**DATA EXTRACT**
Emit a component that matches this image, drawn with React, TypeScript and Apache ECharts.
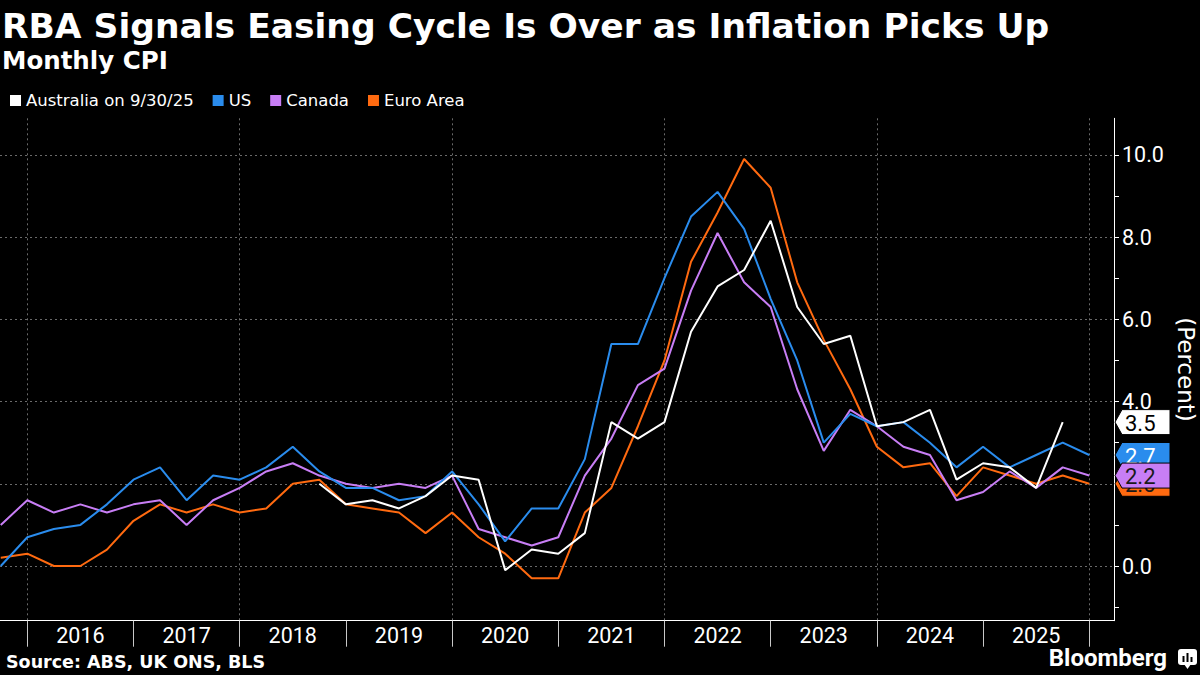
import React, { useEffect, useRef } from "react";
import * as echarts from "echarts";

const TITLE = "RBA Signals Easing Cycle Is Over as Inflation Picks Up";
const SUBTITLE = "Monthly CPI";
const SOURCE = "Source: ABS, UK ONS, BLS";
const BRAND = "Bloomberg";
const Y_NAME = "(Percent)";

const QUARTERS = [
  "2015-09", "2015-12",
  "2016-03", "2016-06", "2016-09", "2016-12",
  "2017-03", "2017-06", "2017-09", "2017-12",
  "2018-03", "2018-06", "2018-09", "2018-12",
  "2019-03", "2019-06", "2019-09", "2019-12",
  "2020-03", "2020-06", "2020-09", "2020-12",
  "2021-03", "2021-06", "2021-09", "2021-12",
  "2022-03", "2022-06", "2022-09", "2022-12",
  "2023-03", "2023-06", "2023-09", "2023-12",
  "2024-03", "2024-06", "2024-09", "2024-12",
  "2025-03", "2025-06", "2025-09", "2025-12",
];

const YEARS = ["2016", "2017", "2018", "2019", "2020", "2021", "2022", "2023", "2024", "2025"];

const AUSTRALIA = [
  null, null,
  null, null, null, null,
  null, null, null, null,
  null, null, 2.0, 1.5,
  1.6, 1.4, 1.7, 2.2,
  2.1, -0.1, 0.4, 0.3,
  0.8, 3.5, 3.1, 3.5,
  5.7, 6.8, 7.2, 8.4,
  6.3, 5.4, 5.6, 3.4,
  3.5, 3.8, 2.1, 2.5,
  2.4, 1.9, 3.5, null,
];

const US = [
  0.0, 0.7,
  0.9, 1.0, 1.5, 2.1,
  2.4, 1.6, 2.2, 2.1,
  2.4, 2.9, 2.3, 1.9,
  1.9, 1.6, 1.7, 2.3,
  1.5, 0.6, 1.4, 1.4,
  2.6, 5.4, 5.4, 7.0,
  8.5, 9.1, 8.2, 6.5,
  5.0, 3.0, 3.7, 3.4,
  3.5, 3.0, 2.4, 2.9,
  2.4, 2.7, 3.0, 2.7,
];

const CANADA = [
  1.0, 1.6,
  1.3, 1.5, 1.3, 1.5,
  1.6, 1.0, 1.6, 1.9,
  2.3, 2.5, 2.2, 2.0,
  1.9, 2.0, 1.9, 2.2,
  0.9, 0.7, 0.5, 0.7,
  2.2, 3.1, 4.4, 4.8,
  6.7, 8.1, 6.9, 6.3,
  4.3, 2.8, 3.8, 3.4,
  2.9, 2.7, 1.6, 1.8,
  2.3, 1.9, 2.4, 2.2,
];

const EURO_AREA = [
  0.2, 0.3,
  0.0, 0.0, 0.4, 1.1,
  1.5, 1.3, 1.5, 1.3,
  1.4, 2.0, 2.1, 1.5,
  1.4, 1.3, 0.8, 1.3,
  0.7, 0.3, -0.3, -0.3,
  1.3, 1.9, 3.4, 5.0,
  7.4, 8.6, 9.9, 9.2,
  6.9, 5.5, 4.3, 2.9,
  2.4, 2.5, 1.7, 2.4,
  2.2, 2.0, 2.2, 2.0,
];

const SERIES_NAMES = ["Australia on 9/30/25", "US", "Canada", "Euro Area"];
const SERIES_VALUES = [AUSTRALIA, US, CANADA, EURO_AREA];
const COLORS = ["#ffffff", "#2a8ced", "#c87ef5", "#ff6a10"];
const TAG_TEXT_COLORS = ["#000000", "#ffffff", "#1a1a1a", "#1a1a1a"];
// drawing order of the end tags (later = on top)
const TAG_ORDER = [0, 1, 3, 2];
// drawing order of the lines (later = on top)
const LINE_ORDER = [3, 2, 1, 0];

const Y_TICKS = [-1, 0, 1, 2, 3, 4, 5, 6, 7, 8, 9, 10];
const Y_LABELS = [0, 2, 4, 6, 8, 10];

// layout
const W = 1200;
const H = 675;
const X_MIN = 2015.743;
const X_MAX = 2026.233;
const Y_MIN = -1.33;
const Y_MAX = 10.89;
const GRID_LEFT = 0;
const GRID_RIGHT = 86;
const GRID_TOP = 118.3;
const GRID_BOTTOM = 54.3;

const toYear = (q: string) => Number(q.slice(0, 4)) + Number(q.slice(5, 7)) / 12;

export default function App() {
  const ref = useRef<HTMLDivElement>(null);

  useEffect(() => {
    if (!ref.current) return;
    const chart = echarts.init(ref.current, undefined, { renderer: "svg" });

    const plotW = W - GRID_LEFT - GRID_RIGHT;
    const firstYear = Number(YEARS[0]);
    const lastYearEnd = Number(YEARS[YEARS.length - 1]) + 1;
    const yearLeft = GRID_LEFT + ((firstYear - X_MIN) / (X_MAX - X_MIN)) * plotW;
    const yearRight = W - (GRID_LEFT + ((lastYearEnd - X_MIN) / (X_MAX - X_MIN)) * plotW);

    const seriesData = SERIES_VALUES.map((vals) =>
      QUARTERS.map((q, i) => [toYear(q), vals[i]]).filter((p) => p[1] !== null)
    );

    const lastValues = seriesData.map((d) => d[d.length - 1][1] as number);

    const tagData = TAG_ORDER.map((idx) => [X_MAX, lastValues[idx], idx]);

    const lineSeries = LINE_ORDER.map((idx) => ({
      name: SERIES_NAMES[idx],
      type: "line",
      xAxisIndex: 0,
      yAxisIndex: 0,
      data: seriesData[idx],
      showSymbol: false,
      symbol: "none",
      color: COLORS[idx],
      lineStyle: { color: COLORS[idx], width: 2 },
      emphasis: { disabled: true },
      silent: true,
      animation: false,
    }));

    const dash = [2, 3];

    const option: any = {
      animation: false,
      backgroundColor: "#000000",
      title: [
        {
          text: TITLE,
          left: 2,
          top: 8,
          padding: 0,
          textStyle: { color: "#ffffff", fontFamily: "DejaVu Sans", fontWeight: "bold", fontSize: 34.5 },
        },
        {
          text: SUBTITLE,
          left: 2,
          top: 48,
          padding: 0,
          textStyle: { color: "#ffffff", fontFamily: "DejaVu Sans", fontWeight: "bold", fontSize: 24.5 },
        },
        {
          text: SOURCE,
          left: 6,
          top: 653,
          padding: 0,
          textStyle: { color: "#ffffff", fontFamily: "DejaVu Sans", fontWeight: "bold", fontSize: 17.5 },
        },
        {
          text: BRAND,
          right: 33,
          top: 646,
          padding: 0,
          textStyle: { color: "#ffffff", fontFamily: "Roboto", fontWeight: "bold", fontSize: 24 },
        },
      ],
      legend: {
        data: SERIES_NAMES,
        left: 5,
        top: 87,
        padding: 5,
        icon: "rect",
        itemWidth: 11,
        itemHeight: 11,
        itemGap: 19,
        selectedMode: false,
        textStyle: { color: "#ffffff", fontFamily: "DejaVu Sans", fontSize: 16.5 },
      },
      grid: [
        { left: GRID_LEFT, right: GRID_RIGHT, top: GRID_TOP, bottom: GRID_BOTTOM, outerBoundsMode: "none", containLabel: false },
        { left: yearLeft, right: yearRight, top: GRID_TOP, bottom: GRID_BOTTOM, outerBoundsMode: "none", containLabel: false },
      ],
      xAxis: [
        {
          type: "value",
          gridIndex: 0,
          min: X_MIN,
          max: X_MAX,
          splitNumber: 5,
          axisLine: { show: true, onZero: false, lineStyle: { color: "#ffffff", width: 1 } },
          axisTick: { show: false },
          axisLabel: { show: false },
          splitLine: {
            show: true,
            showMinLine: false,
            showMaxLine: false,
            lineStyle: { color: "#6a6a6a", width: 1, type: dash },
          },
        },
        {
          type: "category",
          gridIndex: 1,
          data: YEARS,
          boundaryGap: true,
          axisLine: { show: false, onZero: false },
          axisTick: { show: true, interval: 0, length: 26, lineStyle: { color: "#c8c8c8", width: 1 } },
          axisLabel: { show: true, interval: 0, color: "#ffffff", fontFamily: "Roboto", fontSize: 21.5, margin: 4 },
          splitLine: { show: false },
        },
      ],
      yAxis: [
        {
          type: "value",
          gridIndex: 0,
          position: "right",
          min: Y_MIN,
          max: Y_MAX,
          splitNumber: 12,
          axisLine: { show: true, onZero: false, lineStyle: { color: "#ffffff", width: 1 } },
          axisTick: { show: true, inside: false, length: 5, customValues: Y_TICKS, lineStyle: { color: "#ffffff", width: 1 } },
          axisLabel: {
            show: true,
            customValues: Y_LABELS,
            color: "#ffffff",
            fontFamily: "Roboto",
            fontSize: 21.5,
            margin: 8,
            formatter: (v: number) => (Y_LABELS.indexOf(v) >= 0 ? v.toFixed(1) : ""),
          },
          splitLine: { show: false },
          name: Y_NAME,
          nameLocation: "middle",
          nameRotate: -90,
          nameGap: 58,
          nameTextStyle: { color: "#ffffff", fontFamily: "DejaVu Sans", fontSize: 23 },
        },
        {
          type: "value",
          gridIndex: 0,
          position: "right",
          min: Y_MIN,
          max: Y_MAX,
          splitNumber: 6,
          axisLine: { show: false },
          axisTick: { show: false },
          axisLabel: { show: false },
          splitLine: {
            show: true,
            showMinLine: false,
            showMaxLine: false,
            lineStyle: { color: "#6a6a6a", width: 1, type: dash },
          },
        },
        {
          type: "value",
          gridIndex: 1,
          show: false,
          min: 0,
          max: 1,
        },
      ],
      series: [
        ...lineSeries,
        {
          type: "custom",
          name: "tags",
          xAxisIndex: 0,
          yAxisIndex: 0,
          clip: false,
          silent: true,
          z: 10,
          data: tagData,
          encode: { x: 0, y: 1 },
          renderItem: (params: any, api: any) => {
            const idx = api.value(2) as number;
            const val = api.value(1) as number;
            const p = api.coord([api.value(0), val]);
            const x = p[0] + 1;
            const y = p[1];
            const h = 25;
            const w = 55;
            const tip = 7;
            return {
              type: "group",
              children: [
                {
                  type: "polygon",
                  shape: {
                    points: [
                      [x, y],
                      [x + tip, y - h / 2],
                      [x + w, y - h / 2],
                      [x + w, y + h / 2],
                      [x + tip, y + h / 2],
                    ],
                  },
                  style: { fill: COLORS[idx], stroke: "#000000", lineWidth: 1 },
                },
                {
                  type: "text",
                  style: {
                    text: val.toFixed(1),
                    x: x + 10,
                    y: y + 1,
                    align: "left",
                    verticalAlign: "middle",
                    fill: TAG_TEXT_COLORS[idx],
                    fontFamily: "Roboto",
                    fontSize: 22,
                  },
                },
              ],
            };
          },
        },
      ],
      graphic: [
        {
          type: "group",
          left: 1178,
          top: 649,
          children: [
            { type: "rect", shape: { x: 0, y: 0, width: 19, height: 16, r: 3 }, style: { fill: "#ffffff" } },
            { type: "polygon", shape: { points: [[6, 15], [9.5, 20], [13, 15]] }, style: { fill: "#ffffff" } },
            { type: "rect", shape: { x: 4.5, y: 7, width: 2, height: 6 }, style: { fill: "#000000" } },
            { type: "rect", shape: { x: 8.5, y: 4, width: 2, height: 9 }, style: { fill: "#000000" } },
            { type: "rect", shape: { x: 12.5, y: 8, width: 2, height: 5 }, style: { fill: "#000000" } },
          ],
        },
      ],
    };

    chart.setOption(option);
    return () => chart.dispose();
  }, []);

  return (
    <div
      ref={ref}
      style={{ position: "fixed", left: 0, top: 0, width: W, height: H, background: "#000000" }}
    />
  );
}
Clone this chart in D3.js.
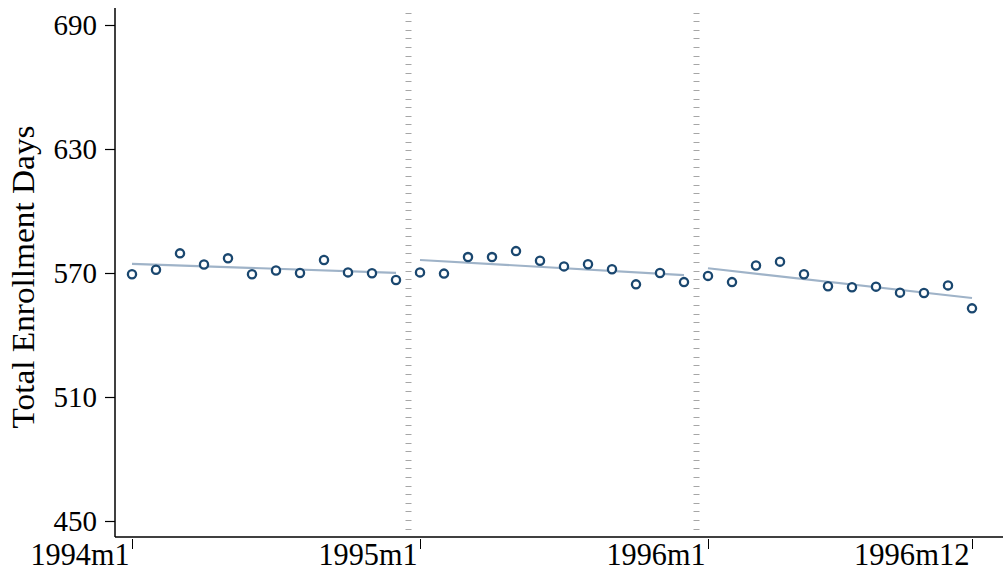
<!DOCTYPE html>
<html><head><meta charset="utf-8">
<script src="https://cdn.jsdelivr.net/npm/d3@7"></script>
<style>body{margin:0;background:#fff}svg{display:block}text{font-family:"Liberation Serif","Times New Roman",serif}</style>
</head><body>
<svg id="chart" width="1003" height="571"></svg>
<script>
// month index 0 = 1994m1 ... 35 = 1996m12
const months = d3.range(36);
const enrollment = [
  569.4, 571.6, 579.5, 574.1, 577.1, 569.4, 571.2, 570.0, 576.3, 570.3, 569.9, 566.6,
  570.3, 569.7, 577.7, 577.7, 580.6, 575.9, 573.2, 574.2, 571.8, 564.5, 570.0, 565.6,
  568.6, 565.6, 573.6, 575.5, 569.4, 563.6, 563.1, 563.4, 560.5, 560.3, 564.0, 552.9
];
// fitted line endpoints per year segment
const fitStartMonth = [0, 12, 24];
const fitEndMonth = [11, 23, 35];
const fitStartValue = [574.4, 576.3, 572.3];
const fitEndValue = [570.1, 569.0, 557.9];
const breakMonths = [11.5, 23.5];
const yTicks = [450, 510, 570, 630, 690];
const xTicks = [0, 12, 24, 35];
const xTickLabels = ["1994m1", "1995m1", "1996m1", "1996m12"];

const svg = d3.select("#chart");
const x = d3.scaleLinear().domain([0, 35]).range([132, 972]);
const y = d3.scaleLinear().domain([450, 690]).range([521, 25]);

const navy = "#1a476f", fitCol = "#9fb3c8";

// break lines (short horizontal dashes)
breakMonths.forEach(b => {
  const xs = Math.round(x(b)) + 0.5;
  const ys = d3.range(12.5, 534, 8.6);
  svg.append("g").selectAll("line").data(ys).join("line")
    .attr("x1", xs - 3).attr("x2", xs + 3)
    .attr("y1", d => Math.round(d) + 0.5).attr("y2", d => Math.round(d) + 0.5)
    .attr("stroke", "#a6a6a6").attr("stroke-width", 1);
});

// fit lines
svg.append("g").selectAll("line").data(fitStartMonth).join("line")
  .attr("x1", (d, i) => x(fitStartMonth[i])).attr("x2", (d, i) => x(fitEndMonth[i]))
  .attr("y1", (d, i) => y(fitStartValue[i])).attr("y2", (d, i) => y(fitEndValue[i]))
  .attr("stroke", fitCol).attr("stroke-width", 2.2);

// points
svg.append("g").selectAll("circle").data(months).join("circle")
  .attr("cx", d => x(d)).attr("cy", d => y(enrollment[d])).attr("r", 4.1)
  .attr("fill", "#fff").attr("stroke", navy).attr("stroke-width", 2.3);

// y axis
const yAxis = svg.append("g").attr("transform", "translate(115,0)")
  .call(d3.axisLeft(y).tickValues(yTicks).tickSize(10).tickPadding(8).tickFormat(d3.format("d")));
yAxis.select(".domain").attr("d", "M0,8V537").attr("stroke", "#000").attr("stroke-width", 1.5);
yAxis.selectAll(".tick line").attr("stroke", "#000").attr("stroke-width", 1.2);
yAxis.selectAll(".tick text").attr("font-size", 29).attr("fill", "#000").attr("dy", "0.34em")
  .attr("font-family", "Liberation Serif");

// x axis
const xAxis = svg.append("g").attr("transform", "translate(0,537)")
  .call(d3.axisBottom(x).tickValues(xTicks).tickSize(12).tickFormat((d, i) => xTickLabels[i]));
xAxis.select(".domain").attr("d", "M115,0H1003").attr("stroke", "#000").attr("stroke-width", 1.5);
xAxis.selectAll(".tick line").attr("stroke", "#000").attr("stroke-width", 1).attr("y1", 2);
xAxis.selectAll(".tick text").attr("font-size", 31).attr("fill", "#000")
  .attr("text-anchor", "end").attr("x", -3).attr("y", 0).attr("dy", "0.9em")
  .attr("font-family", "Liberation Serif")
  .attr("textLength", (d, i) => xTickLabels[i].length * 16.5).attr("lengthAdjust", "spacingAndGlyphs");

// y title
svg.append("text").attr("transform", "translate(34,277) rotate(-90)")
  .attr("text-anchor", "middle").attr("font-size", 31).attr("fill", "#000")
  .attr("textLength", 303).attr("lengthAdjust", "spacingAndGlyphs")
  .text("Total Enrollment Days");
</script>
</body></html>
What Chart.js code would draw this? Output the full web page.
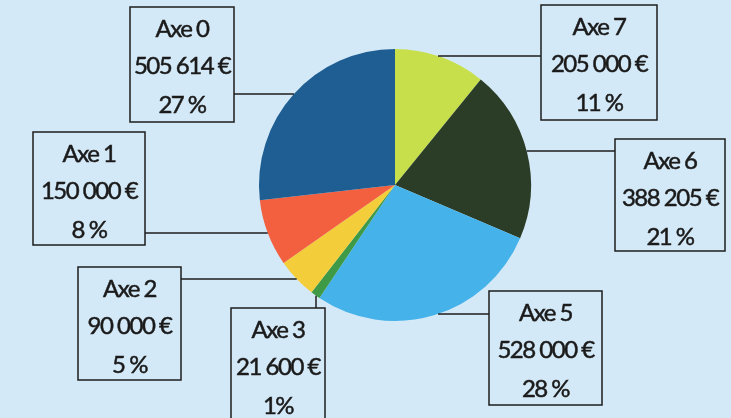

**WORK TO COMPLETE**
Gather every line from the listing above in which the word "React" appears.

**SOLUTION**
Emit a component that matches this image, drawn with React, TypeScript and Apache ECharts.
import React, { useEffect, useRef } from "react";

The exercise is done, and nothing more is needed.